Are You New To Instructional Design? How To Create A Job Aid

5 Top Tips On How To Create A Job Aid
Adha Ghazali/
Summary: Learn how to create your first job aid as an Instructional Designer.

5 Top Tips On How To Create A Job Aid

I'm an instructional designer who fell into the position by accident. I was originally hired because I was a subject matter expert. My first employer trained me in the knowledge and skills to design and develop the materials I would later use when facilitating my training. Of course, when I got started, there were many things I simply did not know about instructional design. One such item was the job aid. When you work in learning and development, your manager or stakeholder will eventually ask you to produce a job aid. I recall being overwhelmed with this request the first time my employer asked me to create a job aid. I thought there was some secret format that job aids must be in. It turns out that the term job aid simply means any tool that aids employees in performing a particular set of tasks.

1. It Should Be Available Only When Employees Need It

I recommend that you create job aids for tasks that employees need to perform infrequently. For example, if employees do not perform these tasks daily or weekly but instead they only perform them monthly or even less frequently, it isn't easy to memorize these steps. Job aids can also assist employees during the early stages of new procedures until such time as these procedures are committed to memory.


2. It Should Be Available Where Employees Use It

When you are designing a job aid, you should consider where employees will use it. For example, if a particular piece of equipment is involved in the procedure, having the job aid posted next to this equipment is ideal. Posting the job aid on the company intranet site is fine for procedures that employees will perform in front of their computer, but if the procedure is completed elsewhere, there is no advantage to having it accessed from a computer. One such example from my own history was the task of creating a job aid for the equipment and key sign-out room. That job aid was printed, laminated, and posted next to the entrance of that room.

3. It Should Be In A Format That Is Appropriate

When I worked at the Toronto Pearson International Airport, all employees had ID cards on lanyards. We would often create job aids in a format that could be printed and laminated and then added next to the employee ID cards on the same lanyard. Of course, keep in mind that too many job aids around the neck can be cumbersome.

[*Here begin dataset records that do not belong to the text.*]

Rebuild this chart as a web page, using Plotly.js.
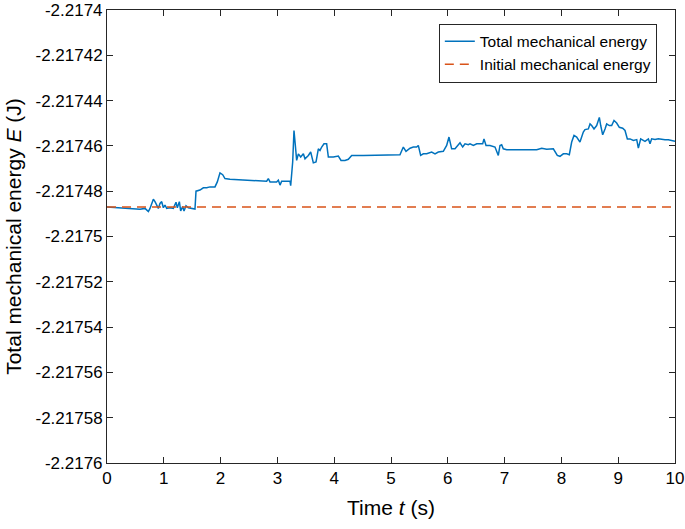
<!DOCTYPE html>
<html>
<head>
<meta charset="utf-8">
<script src="https://cdn.plot.ly/plotly-3.0.1.min.js"></script>
<style>
html,body{margin:0;padding:0;background:#fff;}
#chart{width:685px;height:529px;}
</style>
</head>
<body>
<div id="chart"></div>
<script>
// Time (s)
const timeS = [0,0.229,0.522,0.581,0.669,0.728,0.757,0.816,0.845,0.875,0.904,0.933,0.963,0.992,1.021,1.051,1.109,1.168,1.215,1.238,1.274,1.297,1.332,1.356,1.391,1.432,1.491,1.549,1.567,1.637,1.696,1.755,1.813,1.901,1.942,1.989,2.037,2.077,2.165,2.342,2.518,2.694,2.811,2.84,2.87,2.987,3.016,3.046,3.075,3.222,3.234,3.269,3.292,3.316,3.339,3.369,3.41,3.457,3.486,3.545,3.586,3.633,3.68,3.721,3.75,3.78,3.82,3.867,3.897,3.985,4.073,4.12,4.19,4.249,4.308,4.513,4.806,5.1,5.158,5.217,5.264,5.335,5.393,5.452,5.481,5.522,5.569,5.628,5.716,5.775,5.833,5.921,5.98,6.021,6.068,6.127,6.185,6.215,6.262,6.303,6.361,6.391,6.45,6.509,6.614,6.637,6.673,6.743,6.831,6.889,6.919,6.948,6.977,7.037,7.271,7.565,7.653,7.741,7.858,7.887,7.928,7.975,8.034,8.093,8.139,8.181,8.222,8.269,8.327,8.386,8.415,8.474,8.504,8.533,8.574,8.621,8.668,8.692,8.727,8.768,8.797,8.843,8.885,8.926,8.973,9.02,9.079,9.12,9.161,9.208,9.267,9.326,9.355,9.396,9.472,9.531,9.56,9.589,9.648,9.706,9.765,9.824,9.883,9.941,9.982,10];
// Total mechanical energy (J)
const totalEnergy = [-2.217487,-2.2174873,-2.2174876,-2.217488,-2.2174876,-2.217489,-2.2174876,-2.2174835,-2.2174846,-2.2174861,-2.2174876,-2.2174854,-2.2174846,-2.2174873,-2.2174861,-2.2174876,-2.2174873,-2.2174876,-2.2174849,-2.2174873,-2.2174846,-2.2174887,-2.2174868,-2.2174887,-2.2174864,-2.2174873,-2.2174876,-2.2174879,-2.21748,-2.2174795,-2.2174785,-2.2174785,-2.2174781,-2.2174781,-2.2174759,-2.2174719,-2.2174727,-2.2174744,-2.2174747,-2.2174749,-2.2174751,-2.2174753,-2.2174756,-2.2174744,-2.2174759,-2.2174759,-2.2174751,-2.2174773,-2.2174756,-2.2174756,-2.2174776,-2.2174671,-2.2174532,-2.2174598,-2.2174664,-2.2174635,-2.2174649,-2.2174635,-2.2174657,-2.2174642,-2.2174627,-2.2174675,-2.2174671,-2.2174613,-2.217462,-2.2174605,-2.2174591,-2.2174591,-2.2174649,-2.2174649,-2.2174645,-2.2174664,-2.2174664,-2.2174659,-2.2174642,-2.2174642,-2.2174642,-2.2174642,-2.2174639,-2.2174605,-2.2174624,-2.217461,-2.2174605,-2.2174605,-2.2174598,-2.2174642,-2.2174635,-2.2174635,-2.2174627,-2.2174635,-2.2174627,-2.2174624,-2.2174598,-2.2174561,-2.2174613,-2.2174613,-2.2174598,-2.2174586,-2.2174605,-2.2174591,-2.2174595,-2.2174591,-2.2174598,-2.2174591,-2.2174591,-2.2174569,-2.2174598,-2.2174598,-2.2174605,-2.2174642,-2.2174598,-2.2174595,-2.2174613,-2.2174617,-2.2174617,-2.2174617,-2.217461,-2.2174615,-2.2174613,-2.2174627,-2.2174642,-2.2174646,-2.2174635,-2.2174635,-2.2174639,-2.2174583,-2.2174554,-2.2174561,-2.2174583,-2.2174539,-2.2174528,-2.2174525,-2.2174503,-2.217451,-2.2174525,-2.217451,-2.2174474,-2.217451,-2.2174551,-2.2174525,-2.2174503,-2.217451,-2.217451,-2.2174488,-2.2174499,-2.2174518,-2.2174522,-2.2174532,-2.2174569,-2.2174569,-2.2174576,-2.2174572,-2.217461,-2.2174569,-2.217458,-2.2174569,-2.2174591,-2.2174569,-2.2174572,-2.2174569,-2.2174572,-2.2174573,-2.2174573,-2.2174576,-2.217458,-2.217458];
// Initial mechanical energy (J)
const initialEnergy = -2.217487;
const initialTime = [0, 10];

const yTickVals = [-2.2174,-2.21742,-2.21744,-2.21746,-2.21748,-2.2175,-2.21752,-2.21754,-2.21756,-2.21758,-2.2176];
const yTickText = ['-2.2174','-2.21742','-2.21744','-2.21746','-2.21748','-2.2175','-2.21752','-2.21754','-2.21756','-2.21758','-2.2176'];
const xTickVals = [0,1,2,3,4,5,6,7,8,9,10];

const FONT = 'Liberation Sans, Arial, Helvetica, sans-serif';

const traces = [
  {
    x: timeS, y: totalEnergy, type: 'scatter', mode: 'lines',
    name: 'Total mechanical energy',
    line: {color: '#0072BD', width: 1.5}
  },
  {
    x: initialTime, y: initialTime.map(() => initialEnergy), type: 'scatter', mode: 'lines',
    name: 'Initial mechanical energy',
    line: {color: '#D95319', width: 1.5, dash: '9px,6px'}
  }
];

const layout = {
  width: 685, height: 529,
  margin: {l: 107, r: 10, t: 10, b: 66},
  paper_bgcolor: '#fff', plot_bgcolor: '#fff',
  font: {family: FONT, color: '#000', size: 17},
  showlegend: true,
  legend: {
    x: 0.968, xanchor: 'right', y: 0.97, yanchor: 'top',
    bgcolor: '#fff', bordercolor: '#262626', borderwidth: 1,
    font: {family: FONT, size: 15.5, color: '#000'},
    tracegroupgap: 0
  },
  xaxis: {
    range: [0, 10], tickvals: xTickVals, ticktext: xTickVals.map(String),
    ticks: 'inside', ticklen: 6, tickcolor: '#262626', tickwidth: 1,
    showline: true, linecolor: '#262626', linewidth: 1, mirror: 'ticks',
    showgrid: false, zeroline: false, ticklabeloverflow: 'allow',
    tickfont: {family: FONT, size: 17, color: '#000'},
    title: {text: 'Time <i>t</i> (s)', font: {family: FONT, size: 21, color: '#000'}, standoff: 12}
  },
  yaxis: {
    range: [-2.2176000001, -2.2173999999], tickvals: yTickVals, ticktext: yTickText,
    ticks: 'inside', ticklen: 6, tickcolor: '#262626', tickwidth: 1,
    showline: true, linecolor: '#262626', linewidth: 1, mirror: 'ticks',
    showgrid: false, zeroline: false, ticklabeloverflow: 'allow',
    tickfont: {family: FONT, size: 17, color: '#000'},
    title: {text: 'Total mechanical energy <i>E</i> (J)', font: {family: FONT, size: 21, color: '#000'}, standoff: 8}
  }
};

Plotly.newPlot('chart', traces, layout, {displayModeBar: false, staticPlot: true});
</script>
</body>
</html>
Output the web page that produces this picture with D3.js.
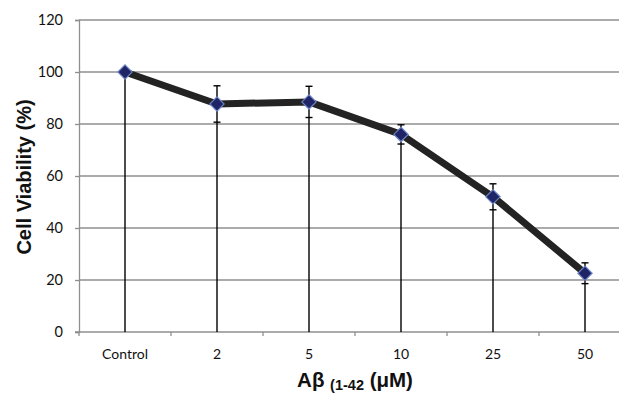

4. It Should Be Simple And Contain Just Enough Information To Complete The Tasks

Generally, I'm not a fan of bulleted or numbered text, but formatting your content in simple points is best in the case of a job aid. Again you only want to provide just enough information for employees to complete the task. You don't need an extensive introduction or backstory about the importance of the procedure. Save that for the eLearning course.

I think the best example of a well-designed job aid would be the parking signs you might find in the downtown section of any city or town. In the example below, the P with a green circle means you can park in this location, but there are also some additional conditions. For example, you can only park for 30 minutes at a time. Also, you can only park between 9:00 AM and 6:00 PM on any day except Sunday.

I think the parking sign illustrates the example of a simple job aid.

5. Training On Using The Job Aid Should Not Be Required

You shouldn't require any separate training. It should be completely self-explanatory. If you need to train employees how to use the job aid, you’ve done it wrong. Often keeping your job aids very simple is the solution.


You can use whatever example you wish, but I like to visualize the parking sign when I design and develop job aids. You can see that it makes use of all 5 things I like to consider when designing job aids:

  1. You only need it when parking in this location.
  2. It’s located next to where it’s needed.
  3. It’s in an appropriate format.
  4. It contains only the information required and it’s simple and in point form.
  5. It requires no additional training.

If you try to hit each of these points when designing your job aids, you will do fine.